O turismo tem crescido a dois dígitos e destaca-se como um dos setores mais relevantes para a economia nacional. É o único que contribui diretamente para 49 setores de atividade económica em simultâneo, envolvendo áreas tão diversas como hotelaria, restauração, comércio, transportes, cultura, construção civil e saúde. Esta capacidade de impulsionar múltiplos setores torna-o um pilar incontornável da economia portuguesa.

Contudo, em vez de se reconhecer este contributo, continua a justificar-se repetidamente a sua importância, como se o seu crescimento fosse uma ameaça ao equilíbrio social. Esta postura revela uma mentalidade que encara o sucesso como uma afronta coletiva, reflexo claro de uma herança que glorifica a humildade ao ponto de ver o progresso com desconfiança.

Algarve: Um Potencial que Não Pode Ser Ignorado

O Algarve, com o seu enorme potencial turístico, cultural e económico, não pode continuar a ser visto apenas como um refúgio modesto e acolhedor. Tem de ser encarado como uma região capaz de inovar, liderar e competir a nível nacional e internacional. Para isso, é necessário incentivar quem quer fazer mais, quem quer ser melhor, e deixar de penalizar o sucesso como se fosse uma afronta à coletividade.

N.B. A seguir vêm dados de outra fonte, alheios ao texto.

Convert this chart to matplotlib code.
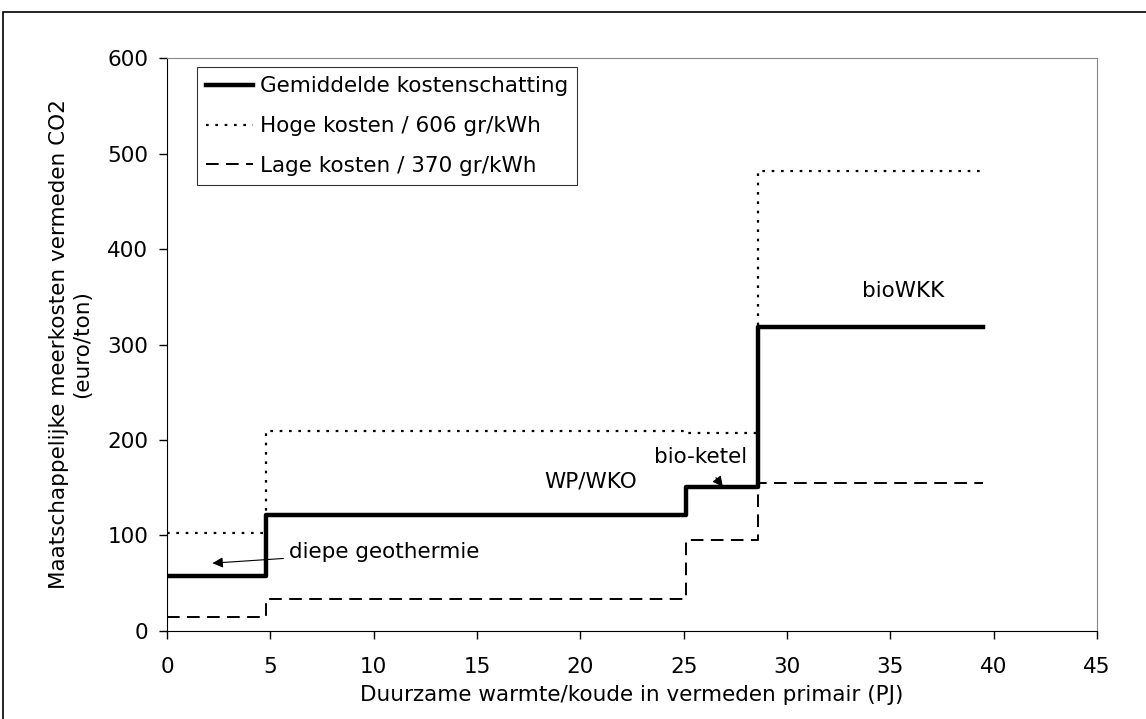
import matplotlib.pyplot as plt
from matplotlib.patches import Rectangle

plt.rcParams['font.family'] = ['DejaVu Sans']

# Grenzen van de stappen (PJ)
x_steps = [0, 4.8, 25.1, 28.6, 39.5]

# euro/ton per segment (laatste waarde herhaald voor steps-post)
gemiddeld = [58, 121, 151, 318, 318]
hoog = [103, 209, 207, 482, 482]
laag = [15, 33, 95, 155, 155]

labels = ['Gemiddelde kostenschatting',
          'Hoge kosten / 606 gr/kWh',
          'Lage kosten / 370 gr/kWh']

xticks = [0, 5, 10, 15, 20, 25, 30, 35, 40, 45]
yticks = [0, 100, 200, 300, 400, 500, 600]

FS = 15.5

fig = plt.figure(figsize=(11.46, 7.19), dpi=100)
ax = fig.add_axes([0.1457, 0.1224, 0.8115, 0.7969])

ax.plot(x_steps, gemiddeld, drawstyle='steps-post', color='black', lw=3.2,
        label=labels[0])
ax.plot(x_steps, hoog, drawstyle='steps-post', color='black', lw=1.6,
        linestyle=(0, (1.2, 3.0)), label=labels[1])
ax.plot(x_steps, laag, drawstyle='steps-post', color='black', lw=1.4,
        linestyle=(0, (6.5, 3.8)), label=labels[2])

ax.set_xlim(0, 45)
ax.set_ylim(0, 600)
ax.set_xticks(xticks)
ax.set_yticks(yticks)
ax.tick_params(direction='out', length=6, width=1, labelsize=FS)
ax.tick_params(axis='x', pad=12.5)
ax.tick_params(axis='y', pad=7.5)

for s in ['top', 'right']:
    ax.spines[s].set_color('#888888')
for s in ['left', 'bottom']:
    ax.spines[s].set_color('black')

ax.set_xlabel('Duurzame warmte/koude in vermeden primair (PJ)', fontsize=FS,
              labelpad=6)
ax.set_ylabel('Maatschappelijke meerkosten vermeden CO2\n(euro/ton)',
              fontsize=FS, labelpad=11)

leg = ax.legend(loc='upper left', bbox_to_anchor=(0.032, 0.984), fontsize=FS,
                frameon=True, fancybox=False, edgecolor='black',
                handlelength=2.2, handletextpad=0.3, borderpad=0.42,
                labelspacing=0.92, borderaxespad=0)
leg.get_frame().set_linewidth(0.8)

ax.annotate('diepe geothermie', xy=(2.2, 71), xytext=(5.9, 83),
            fontsize=FS, va='center', ha='left',
            arrowprops=dict(arrowstyle='-|>', color='black', lw=0.8,
                            shrinkA=2, shrinkB=0))
ax.text(20.5, 157, 'WP/WKO', fontsize=FS, ha='center', va='center')
ax.annotate('bio-ketel', xy=(26.9, 151), xytext=(25.8, 182),
            fontsize=FS, ha='center', va='center',
            arrowprops=dict(arrowstyle='-|>', color='black', lw=0.8,
                            shrinkA=7, shrinkB=0))
ax.text(35.6, 356, 'bioWKK', fontsize=FS, ha='center', va='center')

# kader rond de figuur
fig.patches.append(Rectangle((3 / 1146, -0.1), 1.2, 1.1 - 12 / 719,
                             transform=fig.transFigure, fill=False,
                             edgecolor='black', lw=1.2))

fig.savefig('out.png', dpi=100)
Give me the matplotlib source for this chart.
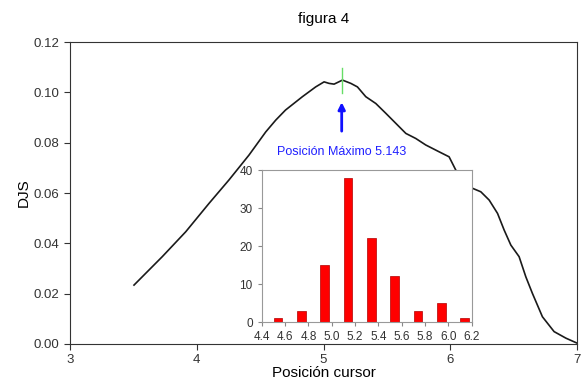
import matplotlib
matplotlib.use("Agg")
import matplotlib.pyplot as plt

plt.rcParams['font.family'] = ['Liberation Sans', 'DejaVu Sans']

# main curve
pos = [3.505, 3.728, 3.913, 4.097, 4.254, 4.412, 4.544, 4.623, 4.70, 4.833,
       4.938, 5.004, 5.043, 5.083, 5.149, 5.215, 5.267, 5.333, 5.412, 5.491,
       5.570, 5.649, 5.727, 5.806, 5.911, 5.990, 6.043, 6.10, 6.174, 6.240,
       6.306, 6.372, 6.424, 6.477, 6.542, 6.595, 6.647, 6.726, 6.818, 6.911, 7.0]
djs = [0.0234, 0.0347, 0.0446, 0.0559, 0.0652, 0.0751, 0.0843, 0.0890, 0.0930, 0.0983,
       0.1022, 0.1042, 0.1036, 0.1033, 0.1049, 0.1036, 0.1022, 0.0983, 0.0956, 0.0917,
       0.0877, 0.0837, 0.0817, 0.0791, 0.0764, 0.0744, 0.0691, 0.0650, 0.0619, 0.0605,
       0.0572, 0.0519, 0.0453, 0.0393, 0.0347, 0.0267, 0.0201, 0.0108, 0.0049, 0.0023, 0.0003]

max_pos = 5.143

# histogram of maxima
bin_centers = [4.54, 4.74, 4.94, 5.14, 5.34, 5.54, 5.74, 5.94, 6.14]
counts = [1, 3, 15, 38, 22, 12, 3, 5, 1]
hist_ticks = [4.4, 4.6, 4.8, 5.0, 5.2, 5.4, 5.6, 5.8, 6.0, 6.2]

fig = plt.figure(figsize=(5.83, 3.83), dpi=100)
ax = fig.add_axes([0.120, 0.102, 0.870, 0.788])

ax.plot(pos, djs, color='#1a1a1a', lw=1.2)
ax.plot([max_pos, max_pos], [0.0997, 0.1097], color='#66dd66', lw=1)
ax.annotate("", xy=(max_pos, 0.0972), xytext=(max_pos, 0.0835),
            arrowprops=dict(arrowstyle='-|>', color='#1010ff', lw=2, mutation_scale=10))
ax.text(max_pos, 0.0763, "Posición Máximo 5.143", color='#2020ff', fontsize=9,
        ha='center', va='center')

ax.set_xlim(3, 7)
ax.set_ylim(0, 0.12)
ax.set_xticks([3, 4, 5, 6, 7])
ax.set_yticks([0, 0.02, 0.04, 0.06, 0.08, 0.10, 0.12])
ax.set_yticklabels(["0.00", "0.02", "0.04", "0.06", "0.08", "0.10", "0.12"])
ax.tick_params(labelsize=9.5, direction='out', length=4, colors='#333333')
for s in ax.spines.values():
    s.set_color('#333333')
ax.set_xlabel("Posición cursor", fontsize=11, labelpad=0)
ax.set_ylabel("DJS", fontsize=11, labelpad=2)
ax.set_title("figura 4", fontsize=11, pad=14)

ins = fig.add_axes([0.449, 0.159, 0.360, 0.397])
ins.bar(bin_centers, counts, width=0.075, color='#ff0000', edgecolor='#b00000', lw=0.5)
ins.set_xlim(4.4, 6.2)
ins.set_ylim(0, 40)
ins.set_xticks(hist_ticks)
ins.set_yticks([0, 10, 20, 30, 40])
ins.tick_params(labelsize=8.5, direction='out', length=3, colors='#888888', labelcolor='#333333')
for s in ins.spines.values():
    s.set_color('#999999')

fig.savefig("out.png", dpi=100)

Valorizar o turismo significa reconhecer o mérito de um setor que gera riqueza, emprego e desenvolvimento. Não há motivo para continuar a justificar o impacto positivo desta atividade — é necessário potenciar as suas vantagens e encarar o crescimento como uma oportunidade, não como um problema. Aproveitar as sinergias que o turismo gera nos 49 setores económicos é essencial para fortalecer o tecido social e económico da região.

O sucesso do turismo deve ser encarado como uma alavanca para o desenvolvimento, e não como um fator de desequilíbrio.

Assumir o sucesso e reconhecer o progresso que o turismo representa para o país é fundamental para romper com o estigma que associa crescimento económico a uma ameaça social.

O TURISMO NÃO É UM PROBLEMA — É UMA OPORTUNIDADE QUE DEVE SER POTENCIADA, COM ORGULHO E CONFIANÇA.